It’s not rare that I’ll find myself needing new forms of stimulation and inspiration to hold my attention. Perhaps a common affliction for us children of the information age. This holds true with work, hobbies, and even social interaction. Sometimes it’s not even new forms, just rediscovergin things that have kept me entertained in the past.
That’s why I’ve recently shifted much of my studio habits back to a more hands on, live playing approach. The advent of DAWs like Ableton have undeniably shifted the music making landscape in a major way. Some brilliant creativity has been made possible with them but at the same time I think the’ve also enabled a fair amount of negative biproducts. One of these negatives, at least for me, is the often character-less music that results from drawing in your music parts, automation, and arrangements rather than playing them in. Not only does this often result in rigid, lifeless music, but for me, it’s just not as fun to create. Afterall, we don’t call it “playing” music for nothing, it’s supposed to be fun.
That’s not to say you should never touch the pencil tool in your DAW. Anybody who has tried to make music in the pre-modern DAW era knows what a pain in the ass it was to keep recording things over and over until it was “close enough” but it turns out that often “close enough” is better than getting it “perfect”. In fact, the imperfections make it more appealing to our ears, studies have found. We like surprises in our music, even if it’s just subtle. This is one reason why there has been such a resurgence in analog gear the last few years in the electronic music scene. The inconsistent and unexpected nature of that gear keeps us on our toes as both creators and listeners. Which is ironic of course because we built these machines (and later software) to solve the problems of imperfect human players in the first place. Turns out it’s OK, even downright desireable, to be an imperfect human.

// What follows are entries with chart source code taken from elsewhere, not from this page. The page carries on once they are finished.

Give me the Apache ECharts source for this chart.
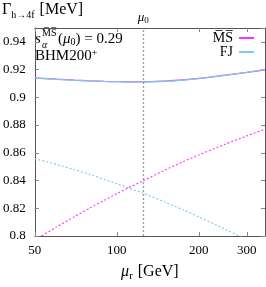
<!DOCTYPE html>
<html><head><meta charset="utf-8">
<script src="https://cdn.jsdelivr.net/npm/echarts@6/dist/echarts.min.js"></script>
<style>html,body{margin:0;padding:0;background:#fff}#c{width:266px;height:287px}</style>
</head><body><div id="c"></div>
<script>
const mu = [50,60,70,80,90,100,110,125,150,175,200,250,300,350];
const msSolid = [0.9141,0.9131,0.9124,0.9119,0.9115,0.9113,0.9112,0.9112,0.9117,0.9125,0.9136,0.9160,0.9180,0.9198];
const fjSolid = [0.9139,0.9130,0.9123,0.9118,0.9115,0.9113,0.9112,0.9112,0.9116,0.9124,0.9135,0.9159,0.9180,0.9200];
const msDotted = [0.7971,0.8064,0.8140,0.8203,0.8258,0.8305,0.8347,0.8398,0.8475,0.8535,0.8584,0.8662,0.8722,0.8770];
const fjDotted = [0.8558,0.8516,0.8478,0.8442,0.8408,0.8377,0.8348,0.8309,0.8245,0.8189,0.8138,0.8049,0.7972,0.7903];
const xTicks = [50,100,200,300];
const mu0 = 125;
const MS = 'M\u0305S\u0305';
const FF = 'Liberation Serif';
const cMS = '#ff33ff', cFJ = '#7ec8ec';

const pair = (ys) => mu.map((m,i)=>[m, ys[i]]);
const chart = echarts.init(document.getElementById('c'));
const axisLine = {show:true, lineStyle:{color:'#555', width:1}};
chart.setOption({
  animation:false,
  grid:{left:32, right:1, top:28, bottom:46},
  xAxis:[{
    type:'log', logBase:10, min:50, max:350,
    axisLine, splitLine:{show:false}, minorTick:{show:false},
    axisTick:{inside:true, length:4, lineStyle:{color:'#888'}, customValues:xTicks},
    axisLabel:{customValues:xTicks, color:'#000', fontFamily:FF, fontSize:13, margin:8},
    name:'{i|μ}{s|r} [GeV]', nameLocation:'middle', nameGap:26,
    nameTextStyle:{color:'#000', fontFamily:FF, fontSize:16,
      rich:{i:{fontStyle:'italic', fontFamily:FF, fontSize:16}, s:{fontSize:11, fontFamily:FF, padding:[9,1,0,0]}}}
  },{
    type:'log', logBase:10, min:50, max:350, position:'top',
    axisLine, splitLine:{show:false},
    axisTick:{inside:true, length:4, lineStyle:{color:'#888'}, customValues:xTicks},
    axisLabel:{show:false}
  }],
  yAxis:[{
    type:'value', min:0.8, max:0.95, interval:0.02,
    axisLine, splitLine:{show:false},
    axisTick:{inside:true, length:4, lineStyle:{color:'#888'}},
    axisLabel:{color:'#000', fontFamily:FF, fontSize:13, margin:9, showMaxLabel:false}
  },{
    type:'value', min:0.8, max:0.95, interval:0.02, position:'right',
    axisLine, splitLine:{show:false},
    axisTick:{inside:true, length:4, lineStyle:{color:'#888'}},
    axisLabel:{show:false}
  }],
  legend:{
    right:12, top:31, orient:'vertical', align:'right', itemGap:0, padding:0,
    itemWidth:15, itemHeight:2, icon:'rect',
    textStyle:{fontFamily:FF, fontSize:14, lineHeight:14, color:'#000', width:24, align:'right', padding:[0,1,0,0]},
    data:[{name:MS, itemStyle:{color:cMS}}, {name:'FJ', itemStyle:{color:cFJ}}]
  },
  series:[
    {name:MS, type:'line', data:pair(msSolid), showSymbol:false, smooth:0.3, lineStyle:{color:cMS, width:1.3}, itemStyle:{color:cMS},
     markLine:{silent:true, symbol:'none', lineStyle:{color:'#999', type:[2,2], width:1.3},
       label:{position:'end', distance:3, formatter:'{i|μ}{s|0}', color:'#000',
         rich:{i:{fontStyle:'italic', fontFamily:FF, fontSize:13}, s:{fontFamily:FF, fontSize:9, padding:[5,0,0,0]}}},
       data:[{xAxis:mu0}]}},
    {name:'FJ', type:'line', data:pair(fjSolid), showSymbol:false, smooth:0.3, lineStyle:{color:cFJ, width:1.3}, itemStyle:{color:cFJ}},
    {name:'msD', type:'line', data:pair(msDotted), showSymbol:false, smooth:0.2, lineStyle:{color:cMS, width:1.1, type:[2,2]}},
    {name:'fjD', type:'line', data:pair(fjDotted), showSymbol:false, smooth:0.2, lineStyle:{color:cFJ, width:1.1, type:[2,2]}}
  ],
  graphic:[
    {type:'text', left:2, top:2, style:{text:'Γ{s|h→4f} [MeV]', font:'16px '+FF, fill:'#000',
      rich:{s:{font:'10px '+FF, padding:[10,1,0,0]}}}},
    {type:'text', left:35, top:32, style:{text:'s', font:'italic 15px '+FF, fill:'#000'}},
    {type:'text', left:42, top:40, style:{text:'α', font:'italic 10px '+FF, fill:'#000'}},
    {type:'text', left:42, top:28, style:{text:MS, font:'10px '+FF, fill:'#000'}},
    {type:'text', left:58, top:32, style:{text:'({i|μ}{s|0}) = 0.29', font:'15px '+FF, fill:'#000',
      rich:{i:{font:'italic 15px '+FF}, s:{font:'10px '+FF, padding:[6,0,0,0]}}}},
    {type:'text', left:35, top:48, style:{text:'BHM200{p|+}', font:'15px '+FF, fill:'#000',
      rich:{p:{font:'10px '+FF, padding:[0,0,7,0]}}}}
  ]
});
</script></body></html>
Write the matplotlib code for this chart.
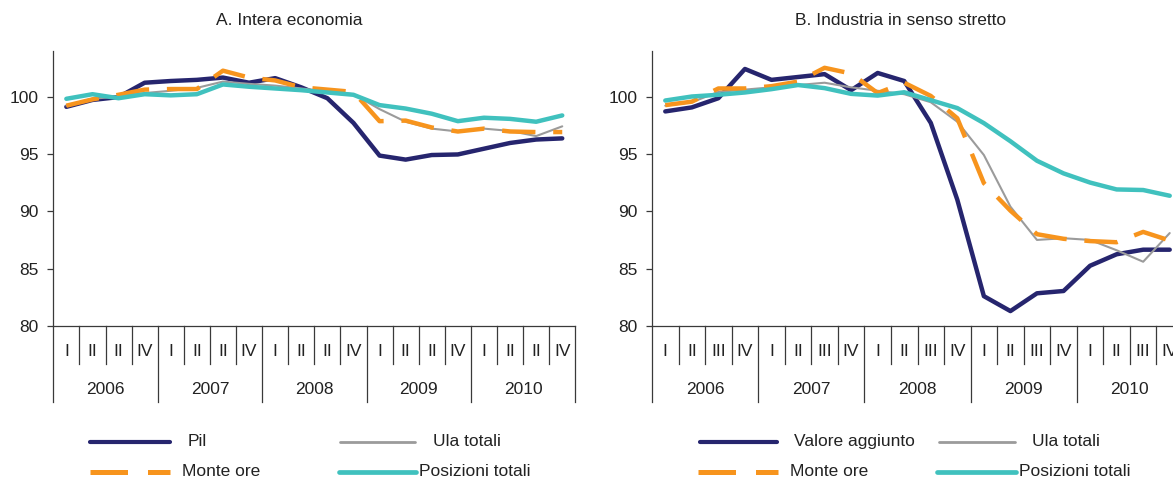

Here’s a recent tune I did using a more hands on approach. I can’t claim a lot on the analog side of things, unless you count some of the drums I sampled and the external mixer I used. But I can say that every part was “played in” and much of it outside of the box, so to speak. I also played the arrangement out live by mapping the clips, instruments and EFX to MIDI controllers. Probablly about 30 knobs, buttons, and sliders total. The idea was to get back to the immediacy that external gear gives you and have more fun PLAYING, not drawing! And it totally was FUN. At one point I had the song playing for at least 45 minutes straight just building it up and breaking it down in various ways over and over, completely mouse free. That’s what it’s all about! Another great side effect of this is your arrangement gets laid down quickly this way and you keep your productions moving along. I’ve blogged about the arrangement phase being a road block for many blossoming producers before but that was definitely more of a “drawing” type method. And that works just fine too but there’s something to be said for the characteristics you pick up using the live method that cant be matched.
So if you’ve found yourself stuck in draw mode with your productions, I highly recommend breaking away from that and getting your hands dirty. Whether it’s legit analog gear our just MIDI controllers, getting outside the computer is highly beneficial.